Hong Kong Pastor Charged With Sedition Slams Draconian Legal System
09/21/2022 Hong Kong (International Christian Concern) – A Hong Kong pastor who was arrested and detained for sedition in April of this year represented himself in court this past week.
Rev. Garry Pang Moon-yuen was arrested by Hong Kong’s national security police on April 6, after his attendance at a January 4 hearing where the June 4 vigil (commemorating Tiananmen Massacre) organizer Chow Hang-Tung was being sentenced for inciting others to join the banned event.
The arrest came following Beijing’s imposition of draconian national security laws in Hong Kong in 2020. A Catholic clergy from Hong Kong told ICC, that, since the National Security Law (NSL) has come into effect in July 2020, people in HK do not even dare to share or like anything on Facebook that may offend the government these days. While Pang’s case might have been widely discussed online before the NSL, now there is little discussion about him.

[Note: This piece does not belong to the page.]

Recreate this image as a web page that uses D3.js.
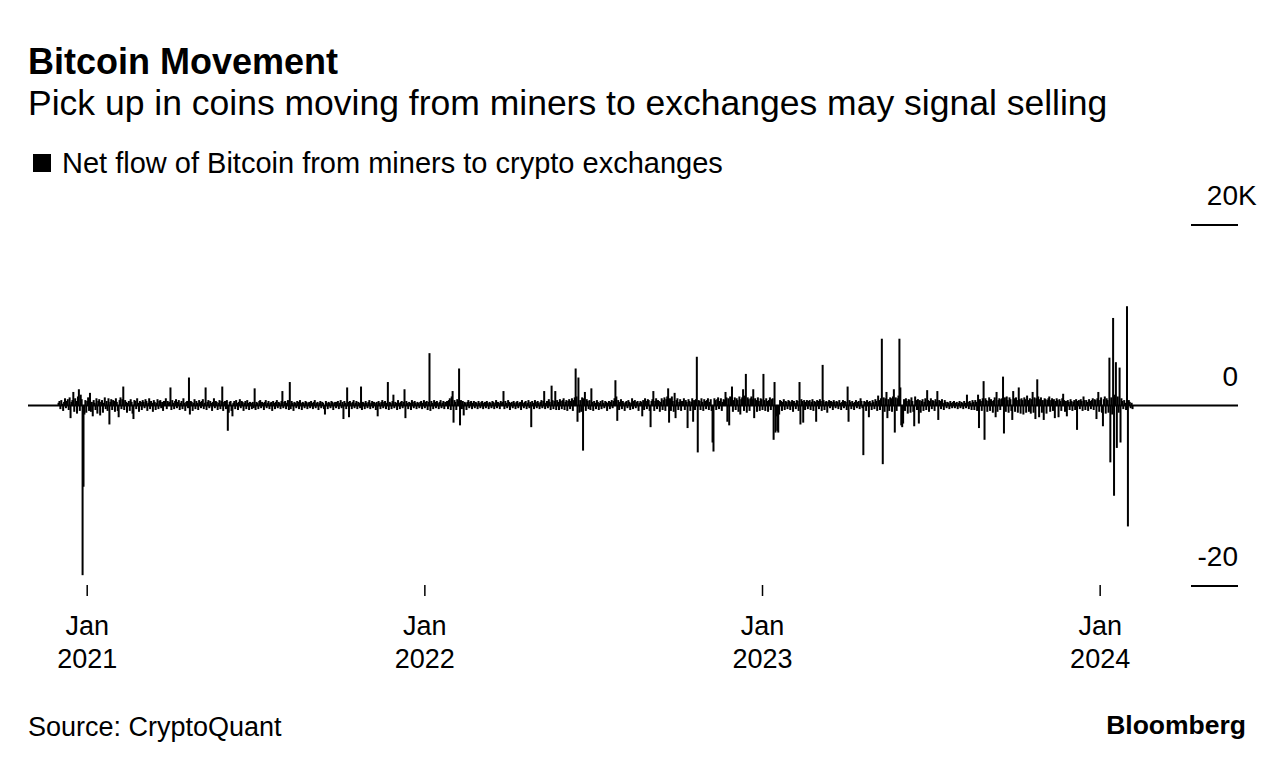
<!DOCTYPE html>
<html>
<head>
<meta charset="utf-8">
<script src="https://cdn.jsdelivr.net/npm/d3@7"></script>
<style>
  body { margin: 0; background: #fff; }
  svg text { font-family: "Liberation Sans", Arial, Helvetica, sans-serif; fill: #000; }
</style>
</head>
<body>
<div id="chart"></div>
<script>
// daily net flow, miners -> exchanges, in hundreds of BTC, starting 2020-12-01
const startDay = "2020-12-01";
const flow = [
  3,5,-4,6,2,-6,4,8,-3,5,7,-5,9,-14,4,6,15,-7,8,5,-9,10,18,-6,12,7,-188,-90,-10,6,
  -8,5,9,-6,14,-7,4,-12,6,3,-5,8,-9,5,7,-11,4,6,-8,3,9,-4,5,-6,8,-21,4,7,-5,6,
  5,-7,8,4,-6,-13,6,9,-4,7,21,-5,6,4,-8,3,5,-6,7,4,-9,-15,6,5,-4,8,3,-7,5,4,
  -5,6,4,-3,7,5,-6,3,8,-4,5,3,-7,6,4,-5,3,7,-4,5,6,-3,4,-6,5,3,8,-4,5,3,
  4,20,-5,6,3,-4,5,7,-3,4,6,-5,3,5,-4,8,3,-6,4,5,-3,31,-10,5,4,-6,3,7,-4,5,
  3,-5,6,4,-3,5,7,-4,3,20,-5,4,6,-3,5,3,-6,4,8,-3,5,4,-5,3,6,-4,5,21,-6,4,
  5,-4,6,-28,-8,4,5,-6,-12,3,5,-4,6,3,-5,4,7,-3,5,4,-6,3,5,-4,6,3,-5,4,3,-4,
  4,-3,19,-5,4,3,-4,5,6,-3,4,3,-5,4,6,-3,3,5,-4,3,4,-6,5,3,-4,4,6,-3,4,3,
  -4,5,16,-3,4,5,-4,3,6,-5,26,-4,5,3,-6,4,3,-3,5,4,-4,6,3,-5,4,3,-3,5,4,-4,
  3,4,-3,5,3,-4,4,6,-3,3,4,-5,3,5,-3,4,3,-4,-10,5,3,-4,4,3,-3,5,4,-5,3,4,
  -3,4,5,-4,3,6,-3,4,-15,5,3,-4,20,4,-13,5,3,-4,4,6,-3,3,5,-4,4,3,-3,21,-5,4,
  3,-4,5,3,-3,4,6,-4,3,5,-3,4,3,-5,4,-12,5,3,-4,4,6,-3,4,5,-4,3,26,-5,4,3,
  -4,5,12,-3,4,3,-5,6,3,-4,4,5,-3,4,18,-14,5,3,-4,4,3,-5,6,4,-3,5,3,-4,4,3,
  -3,4,5,-4,3,6,-3,4,5,-5,4,58,-6,5,3,-4,6,4,-3,5,3,-4,4,6,-3,3,5,-4,4,3,
  5,-4,6,8,-5,10,16,-19,6,4,-5,7,5,41,-22,6,-4,5,-11,4,3,-5,4,6,-3,4,5,-4,3,5,
  -3,4,3,-4,5,3,-3,4,5,-4,3,4,-3,5,3,-4,4,3,-3,5,4,-4,3,6,-3,4,3,-4,5,3,
  4,16,-4,5,3,-3,6,4,-5,3,4,-3,5,3,-4,4,5,-3,3,4,-5,6,3,-3,4,5,-4,3,6,-3,
  4,-24,5,3,-4,6,4,-3,5,3,-4,4,6,-3,5,16,-4,3,5,-3,7,4,-5,22,6,-4,5,16,-5,6,
  4,-5,7,5,-4,6,8,-5,4,6,-6,5,7,-4,5,8,-6,6,9,41,10,-18,31,-8,6,-7,9,-50,8,15,
  -6,7,5,-4,6,-5,19,4,-6,5,3,-4,6,4,-5,3,5,-4,6,3,-3,5,4,-6,3,5,-4,4,6,-3,
  5,8,28,10,-17,6,-5,4,7,-4,5,3,-6,4,5,-3,6,4,-5,3,8,-4,5,6,-3,4,5,-6,3,5,
  4,-12,6,-5,8,5,-4,7,6,-6,-24,5,7,16,-6,5,8,-4,6,5,-7,4,8,-5,6,9,-6,7,10,19,
  -19,8,-6,10,5,-7,14,-14,6,8,-5,4,7,-6,5,3,8,-5,6,4,-25,7,5,-6,4,8,-18,6,-5,7,
  54,-52,6,5,-5,8,4,-6,7,5,-4,6,8,-5,4,7,-6,-41,-51,8,6,-5,7,9,-4,5,8,-6,4,7,
  6,15,9,-18,8,-22,10,7,21,-7,6,9,-5,8,6,-7,10,-10,7,9,18,-6,11,35,-8,9,7,-6,8,10,
  7,18,-14,8,6,-7,9,5,-6,8,7,-5,35,6,-6,8,5,-7,6,9,-5,7,8,-38,26,-30,-12,-28,-30,-10,
  6,5,-6,4,7,-5,5,4,-4,6,5,-5,4,6,-7,5,3,-4,6,5,-6,26,-21,7,5,-19,6,-5,4,6,
  -4,5,6,-5,4,7,-6,5,4,-18,6,5,-4,7,5,-6,45,6,-5,4,5,-8,4,6,-3,5,4,-5,6,4,
  -3,5,4,-4,6,3,-5,4,6,-3,5,4,-5,21,-18,6,4,-4,5,3,-5,4,6,-3,4,5,-4,8,5,-3,
  -55,5,4,-6,6,4,-13,5,3,-5,6,4,-4,7,5,-6,11,6,-5,8,74,-65,9,-7,8,15,-14,7,-6,9,
  8,-7,10,18,-30,9,-6,8,11,74,20,-22,-24,-20,7,-6,8,5,-9,7,6,-8,9,5,-7,-23,10,6,-5,7,
  -20,6,-8,5,7,-6,4,8,-5,17,6,-7,5,8,-4,6,5,-6,7,4,16,-16,6,5,-4,7,3,-5,6,4,
  -3,4,3,-4,5,3,-3,4,5,-3,3,4,-4,3,5,-3,4,3,-4,5,3,-3,12,4,-4,5,3,-5,6,4,
  -5,6,4,-6,12,-25,7,5,-6,8,27,-38,8,6,-7,5,9,-6,7,5,-8,6,9,-13,15,-7,6,8,-5,7,
  8,32,-31,9,-7,10,6,-8,9,7,-6,-16,16,8,-7,9,6,-8,20,7,-9,8,6,-10,9,7,-8,11,6,-7,
  8,-9,7,15,-8,9,-15,8,29,10,-13,7,9,-8,6,-16,8,7,-9,6,8,10,-7,6,8,-6,7,-14,5,8,
  6,-13,7,5,-6,8,13,6,-7,5,-12,6,4,-5,7,5,-6,4,6,-5,7,-27,5,6,-4,7,5,-6,10,6,
  -5,6,4,-6,7,5,-4,6,8,-5,7,6,-15,8,15,-7,6,9,-8,-23,7,10,-9,8,6,-8,53,-63,9,-10,
  97,-100,12,48,-47,10,-8,42,-41,8,5,-4,6,3,-5,110,-134,6,4,-3,3,-4
];

const yTicks = [20000, 0, -20000];
const yTickLabels = ["20", "0", "-20"];
const yTickSuffix = ["K", "", ""];
const xTicks = ["2021-01-01", "2022-01-01", "2023-01-01", "2024-01-01"];
const xTickMonth = "Jan";

const width = 1285, height = 768;
const parse = d3.utcParse("%Y-%m-%d");
const t0 = parse(startDay);

const data = flow.map((v, i) => ({ date: d3.utcDay.offset(t0, i), value: v * 100 }));

const x = d3.scaleUtc()
    .domain([parse("2020-10-29"), parse("2024-05-29")])
    .range([28, 1238]);
const y = d3.scaleLinear()
    .domain([-20000, 20000])
    .range([586, 225]);

const svg = d3.select("#chart").append("svg")
    .attr("width", width)
    .attr("height", height);

// titles
svg.append("text").attr("x", 28).attr("y", 74)
    .style("font-size", "36px").style("font-weight", "bold")
    .text("Bitcoin Movement");
svg.append("text").attr("x", 28).attr("y", 115)
    .style("font-size", "35.5px")
    .text("Pick up in coins moving from miners to exchanges may signal selling");

// legend
svg.append("rect").attr("x", 33).attr("y", 154).attr("width", 18).attr("height", 18).attr("fill", "#000");
svg.append("text").attr("x", 62).attr("y", 173)
    .style("font-size", "29px")
    .text("Net flow of Bitcoin from miners to crypto exchanges");

// y axis labels on the right
const yg = svg.append("g");
yg.selectAll("line").data(yTicks.filter(d => d !== 0)).join("line")
    .attr("x1", 1191).attr("x2", 1238)
    .attr("y1", d => y(d)).attr("y2", d => y(d))
    .attr("stroke", "#000").attr("stroke-width", 2);
yg.selectAll("text.num").data(yTicks).join("text").attr("class", "num")
    .attr("x", 1238).attr("y", d => y(d) - 20)
    .attr("text-anchor", "end")
    .style("font-size", "28px")
    .text((d, i) => yTickLabels[i]);
yg.selectAll("text.suf").data(yTicks).join("text").attr("class", "suf")
    .attr("x", 1238).attr("y", d => y(d) - 20)
    .style("font-size", "28px")
    .text((d, i) => yTickSuffix[i]);

// zero line
svg.append("line")
    .attr("x1", 28).attr("x2", 1238)
    .attr("y1", y(0)).attr("y2", y(0))
    .attr("stroke", "#000").attr("stroke-width", 2);

// bars
svg.append("g").selectAll("rect").data(data).join("rect")
    .attr("x", d => x(d.date) - 1)
    .attr("width", 2)
    .attr("y", d => y(Math.max(0, d.value)))
    .attr("height", d => Math.abs(y(d.value) - y(0)))
    .attr("fill", "#000");

// x ticks
const xg = svg.append("g");
xg.selectAll("line").data(xTicks).join("line")
    .attr("x1", d => x(parse(d))).attr("x2", d => x(parse(d)))
    .attr("y1", 585).attr("y2", 596)
    .attr("stroke", "#000").attr("stroke-width", 1.5);
xg.selectAll("text.m").data(xTicks).join("text").attr("class", "m")
    .attr("x", d => x(parse(d))).attr("y", 635)
    .attr("text-anchor", "middle")
    .style("font-size", "27px")
    .text(xTickMonth);
xg.selectAll("text.yr").data(xTicks).join("text").attr("class", "yr")
    .attr("x", d => x(parse(d))).attr("y", 668)
    .attr("text-anchor", "middle")
    .style("font-size", "27px")
    .text(d => d.slice(0, 4));

// footer
svg.append("text").attr("x", 28).attr("y", 736)
    .style("font-size", "27px")
    .text("Source: CryptoQuant");
svg.append("text").attr("x", 1246).attr("y", 734)
    .attr("text-anchor", "end")
    .style("font-size", "26.5px").style("font-weight", "bold")
    .text("Bloomberg");
</script>
</body>
</html>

Rev. Pang’s hearing took place last week on September 15. He represented himself in court and used the opportunity to slam the city’s legal system, calling it “a hole in a dam.” Additionally, he pointed out that the British-colonial era sedition law used to convict him went unused for over fifty years. He stated that authorities only resurrected the law to crush dissent after the 2019 pro-democracy protests.
“What’s going on in the court right now is not only a legal battle over sedition but also a battle to defend human rights and freedoms, a battle of safeguarding conscience,” Pang said during his statement in court.
ICC has previously reported on how Rev. Pang has been involved in social justice in the last few years, especially after the anti-extradition law and pro-democracy movement took off in 2019. He could be seen praying for the revival and religious freedom of Hong Kong, doing sit-ins with parents whose children were trapped during the siege of the Hong Kong Polytechnic University, or showing support to activists who are becoming the victims of Hong Kong’s draconian National Security Law.